-- start --

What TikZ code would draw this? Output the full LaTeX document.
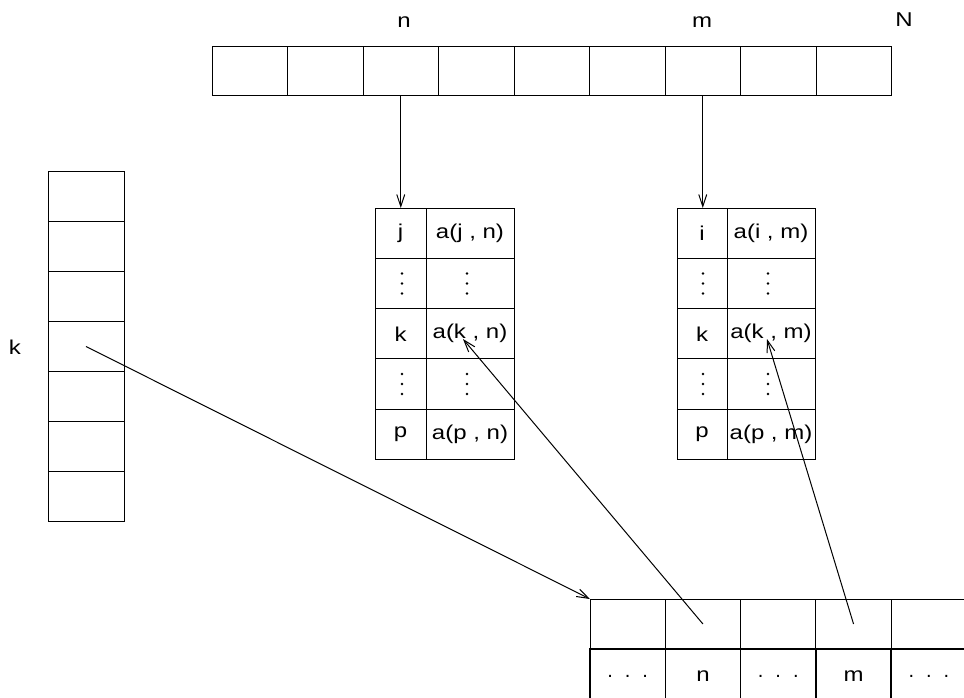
\documentclass[tikz,border=0pt]{standalone}
\usepackage{fontspec}
\setmainfont{Liberation Sans}
\usepackage{graphicx}
\usetikzlibrary{arrows.meta,calc}
\newcommand{\sx}[1]{\scalebox{1.2}[1]{#1}}
\begin{document}
\begin{tikzpicture}[x=1pt,y=-1pt,
  line width=1pt,
  cell/.style={draw,rectangle,inner sep=0pt,outer sep=0pt},
  lbl/.style={inner sep=0pt,font=\fontsize{20}{23}\selectfont},
  arr/.style={-{Straight Barb[length=12pt,width=8pt,line width=1pt]}},
  dot/.style={circle,fill,inner sep=0pt,minimum size=2.8pt}]
\useasboundingbox (0,0) rectangle (964,697);
\clip (0,0) rectangle (964,697);
% top array
\foreach \i in {1,...,9}{
  \node[cell,minimum width=75.5pt,minimum height=49pt] (top\i) at ({212+75.5*(\i-0.5)},70.5) {};
}
\node[lbl] (ln) at (404,22) {\sx{n}};
\node[lbl] (lm) at (702,22) {\sx{m}};
\node[lbl] (lN) at (904,20) {\sx{N}};
% left column
\foreach \i in {1,...,7}{
  \node[cell,minimum width=76pt,minimum height=50.14pt] (L\i) at (86,{171+50.14*(\i-0.5)}) {};
}
\node[lbl] (lk) at (15,347) {\sx{k}};
% tables
\foreach \t/\xa/\wa/\wb in {A/375/51/88,B/677/50/88}{
  \foreach \r in {1,...,5}{
    \node[cell,minimum width=\wa pt,minimum height=50.3pt] (\t l\r) at ({\xa+\wa/2},{208+50.3*(\r-0.5)}) {};
    \node[cell,minimum width=\wb pt,minimum height=50.3pt] (\t r\r) at ({\xa+\wa+\wb/2},{208+50.3*(\r-0.5)}) {};
  }
}
\node[lbl] at (Al1) {\sx{j}};
\node[lbl] at (Ar1) {\sx{a(j , n)}};
\node[lbl] at (Al3) {\sx{k}};
\node[lbl] at (Ar3) {\sx{a(k , n)}};
\node[lbl] at (Al5) {\sx{p}};
\node[lbl] at (Ar5) {\sx{a(p , n)}};
\node[lbl] at (Bl1) {\sx{i}};
\node[lbl] at (Br1) {\sx{a(i , m)}};
\node[lbl] at (Bl3) {\sx{k}};
\node[lbl] at (Br3) {\sx{a(k , m)}};
\node[lbl] at (Bl5) {\sx{p}};
\node[lbl] at (Br5) {\sx{a(p , m)}};
% vertical dots
\foreach \t/\dx in {Al/1.5,Ar/-3,Bl/1,Br/-3}{
  \foreach \r in {2,4}{
    \foreach \d in {-10,0,10}{
      \node[dot] at ($(\t\r.center)+(\dx,\d)$) {};
    }
  }
}
% bottom array
\foreach \i in {1,...,5}{
  \node[cell,minimum width=75.3pt,minimum height=50pt] (U\i) at ({590+75.3*(\i-0.5)},624) {};
  \node[cell,line width=1.6pt,minimum width=75.3pt,minimum height=50pt] (V\i) at ({590+75.3*(\i-0.5)},674) {};
}
\node[lbl] at ($(V1.center)+(0,2)$) {.\hspace{12pt}.\hspace{12pt}.};
\node[lbl] at ($(V2.center)+(0,2)$) {\sx{n}};
\node[lbl] at ($(V3.center)+(0,2)$) {.\hspace{12pt}.\hspace{12pt}.};
\node[lbl] at ($(V4.center)+(0,2)$) {\sx{m}};
\node[lbl] at ($(V5.center)+(0,2)$) {.\hspace{12pt}.\hspace{12pt}.};
% connectors
\coordinate (kn) at (463,339);
\coordinate (km) at (767,339);
\draw[arr] (top3.south) -- (top3.south |- Al1.north);
\draw[arr] (top7.south) -- (top7.south |- Bl1.north);
\draw[arr] (L4.center) -- (U1.north west);
\draw[arr] (U2.center) -- (kn);
\draw[arr] (U4.center) -- (km);
\end{tikzpicture}
\end{document}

-- end --

**Challenge**
Leave out the pictures and print every line of the data exactly.

**Solution to the exercise**
What TikZ code would draw this? Output the full LaTeX document.
\documentclass[tikz,border=0pt]{standalone}
\usepackage{fontspec}
\setmainfont{Liberation Sans}
\usepackage{graphicx}
\usetikzlibrary{arrows.meta,calc}
\newcommand{\sx}[1]{\scalebox{1.2}[1]{#1}}
\begin{document}
\begin{tikzpicture}[x=1pt,y=-1pt,
  line width=1pt,
  cell/.style={draw,rectangle,inner sep=0pt,outer sep=0pt},
  lbl/.style={inner sep=0pt,font=\fontsize{20}{23}\selectfont},
  arr/.style={-{Straight Barb[length=12pt,width=8pt,line width=1pt]}},
  dot/.style={circle,fill,inner sep=0pt,minimum size=2.8pt}]
\useasboundingbox (0,0) rectangle (964,697);
\clip (0,0) rectangle (964,697);
% top array
\foreach \i in {1,...,9}{
  \node[cell,minimum width=75.5pt,minimum height=49pt] (top\i) at ({212+75.5*(\i-0.5)},70.5) {};
}
\node[lbl] (ln) at (404,22) {\sx{n}};
\node[lbl] (lm) at (702,22) {\sx{m}};
\node[lbl] (lN) at (904,20) {\sx{N}};
% left column
\foreach \i in {1,...,7}{
  \node[cell,minimum width=76pt,minimum height=50.14pt] (L\i) at (86,{171+50.14*(\i-0.5)}) {};
}
\node[lbl] (lk) at (15,347) {\sx{k}};
% tables
\foreach \t/\xa/\wa/\wb in {A/375/51/88,B/677/50/88}{
  \foreach \r in {1,...,5}{
    \node[cell,minimum width=\wa pt,minimum height=50.3pt] (\t l\r) at ({\xa+\wa/2},{208+50.3*(\r-0.5)}) {};
    \node[cell,minimum width=\wb pt,minimum height=50.3pt] (\t r\r) at ({\xa+\wa+\wb/2},{208+50.3*(\r-0.5)}) {};
  }
}
\node[lbl] at (Al1) {\sx{j}};
\node[lbl] at (Ar1) {\sx{a(j , n)}};
\node[lbl] at (Al3) {\sx{k}};
\node[lbl] at (Ar3) {\sx{a(k , n)}};
\node[lbl] at (Al5) {\sx{p}};
\node[lbl] at (Ar5) {\sx{a(p , n)}};
\node[lbl] at (Bl1) {\sx{i}};
\node[lbl] at (Br1) {\sx{a(i , m)}};
\node[lbl] at (Bl3) {\sx{k}};
\node[lbl] at (Br3) {\sx{a(k , m)}};
\node[lbl] at (Bl5) {\sx{p}};
\node[lbl] at (Br5) {\sx{a(p , m)}};
% vertical dots
\foreach \t/\dx in {Al/1.5,Ar/-3,Bl/1,Br/-3}{
  \foreach \r in {2,4}{
    \foreach \d in {-10,0,10}{
      \node[dot] at ($(\t\r.center)+(\dx,\d)$) {};
    }
  }
}
% bottom array
\foreach \i in {1,...,5}{
  \node[cell,minimum width=75.3pt,minimum height=50pt] (U\i) at ({590+75.3*(\i-0.5)},624) {};
  \node[cell,line width=1.6pt,minimum width=75.3pt,minimum height=50pt] (V\i) at ({590+75.3*(\i-0.5)},674) {};
}
\node[lbl] at ($(V1.center)+(0,2)$) {.\hspace{12pt}.\hspace{12pt}.};
\node[lbl] at ($(V2.center)+(0,2)$) {\sx{n}};
\node[lbl] at ($(V3.center)+(0,2)$) {.\hspace{12pt}.\hspace{12pt}.};
\node[lbl] at ($(V4.center)+(0,2)$) {\sx{m}};
\node[lbl] at ($(V5.center)+(0,2)$) {.\hspace{12pt}.\hspace{12pt}.};
% connectors
\coordinate (kn) at (463,339);
\coordinate (km) at (767,339);
\draw[arr] (top3.south) -- (top3.south |- Al1.north);
\draw[arr] (top7.south) -- (top7.south |- Bl1.north);
\draw[arr] (L4.center) -- (U1.north west);
\draw[arr] (U2.center) -- (kn);
\draw[arr] (U4.center) -- (km);
\end{tikzpicture}
\end{document}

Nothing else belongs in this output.